This post may contain affiliate links. Please read my disclosure policy.
This Oven Roasted Turkey Breast with Pear Chutney is a Fall meal at its best and a staple at my family holiday dinners! The perfect simple and flavorful dish to please a crowd!
Easy Boneless Turkey Breast Recipe
I absolutely love all the fall and winter holidays, for two reasons. The first is that it brings all my family together. Second, it means we all get together and cook and eat ALL the best comfort food. For my family, a turkey roast is always on the menu (along with Nanny’s famous rolled cabbage, brisket, and Sweet and Sour Meatballs). I grew up eating this delicious turkey roast, so I have to give a big Lexi’s Clean Kitchen shout out to my amazing mom who made this constantly! She’s not a huge cook, so trust me when I say that you will not believe how simple this is to throw together!

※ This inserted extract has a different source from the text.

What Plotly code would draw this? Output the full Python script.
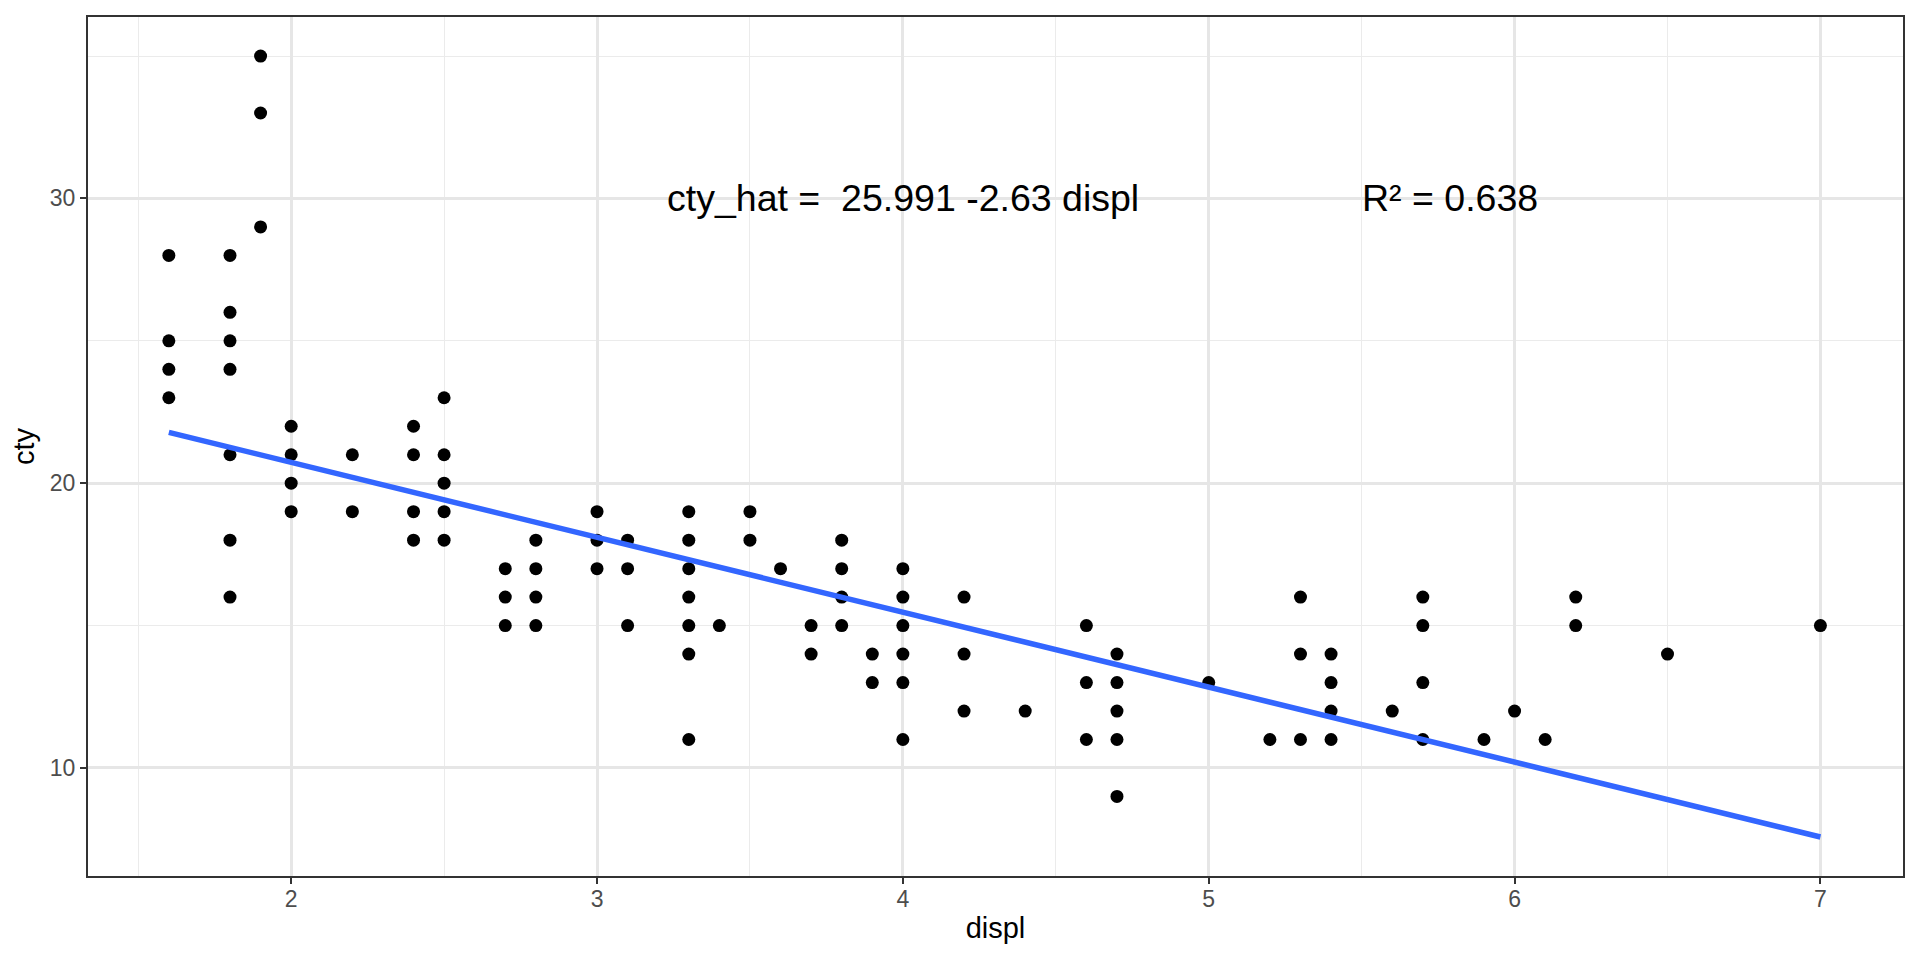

This turkey breast roast is a little different than the Stuffed Turkey Breast I have on the site. For one, this roast isn’t stuffed, but conveniently left in the butcher’s twine and cooked as is. And this recipe is made sweet and savory, thanks to the pairing of this easy pear chutney. It’s the perfect fall meal, small Thanksgiving feast or winter holiday dinner meal. I know we’ll likely have it on our menu this year, and I hope you give it a try too!
Ingredients Needed for Boneless Turkey Breast Roast
- Boneless Turkey Breast Roast
- Olive Oil
- Chicken or Turkey Broth
- Sea Salt and Pepper
I paired this turkey breast roast with the most delicious pear chutney. It’s simple to makes and really makes this dish special. I love that salty and sweet combination this dish has.
How to Roast a Boneless Turkey Breast
- First, place the boneless turkey breast in a roasting dish.
- Rub oil, spices and grated garlic on top of the turkey breast. Then add onions and broth to the baking dish.
- Bake for 1-2 hours until the meat thermometer reaches 170 °F while basting every 30 minutes.
- Once it’s done cooking let it rest for 10 minutes before slicing. Drizzle with pan drippings before serving.
Sides to Pair with this Oven Roasted Turkey Breast Recipe
- Healthy Sweet Potato Casserole
- Garlicky Blistered Green Beans
- Maple Roasted Brussels Sprouts with Bacon
- Classic Mashed Potatoes (Paleo + Vegan)
- Harvest Salad with Maple Balsamic Dressing (Video)
If you like this fall inspired dinner recipe, check out these others:
- Kale and Sweet Potato Stuffed Turkey Breast
- Skillet Pork Chops with Apples and Onions
- Instant Pot Cheesy Chicken, Broccoli and Rice
- Instant Pot Loaded Potato Soup
TURKEY ROAST WITH PEAR CHUTNEY
- 1 tablespoon olive oil
- 1/2 red onion diced
- 1/2 cup golden raisins
- 3 pears diced
- 1 tablespoon honey
- 1 tablespoon apple cider vinegar
- 1 tablespoon lemon juice
- 1/4 teaspoon Himalayan sea salt more to taste
- 1/2 teaspoon freshly ground pepper
- 1/4 teaspoon paprika
- 1/4 teaspoon cinnamon
- 1/4 teaspoon garlic powder
- 2-3 lb. Turkey Breast Roast
- 1 tablespoon olive oil
- 2 cloves garlic grated
- 1/2 teaspoon paprika
- 1/4 teaspoon sea salt
- 1/4 teaspoon freshly ground pepper
- 1-1/2 cups chicken broth
- 1/2 onion sliced
- Preheat oven to 350 °F.
- Place boneless turkey breast into baking dish and rub over the top the oil, grated garlic, paprika and salt and pepper.
- Add to the bottom of the roasting pan the chicken broth and the onions.
- Bake for 1-2 hours hours until the meat thermometer reaches 170 °F (adjust cooking time for the size of the roast you buy). Every 30 minutes, make sure to baste the turkey by spooning a few spoonfuls of sauce over it. During this basting process, check the temperature of the turkey breast. The baking time will change depending on the size of the turkey roast you choose!
- Meanwhile, make the chutney: In a medium saucepan, heat oil for about 2-3 minutes until hot. Add in onions and stir until translucent, about 5 minutes. Add raisins and let cook for another 2 minutes. Pour in everything else and stir well. Let simmer for 10 minutes, until sauce thickens and pears are fork tender. Taste and adjust seasoning as needed.
- Before serving baste again with the pan drippings.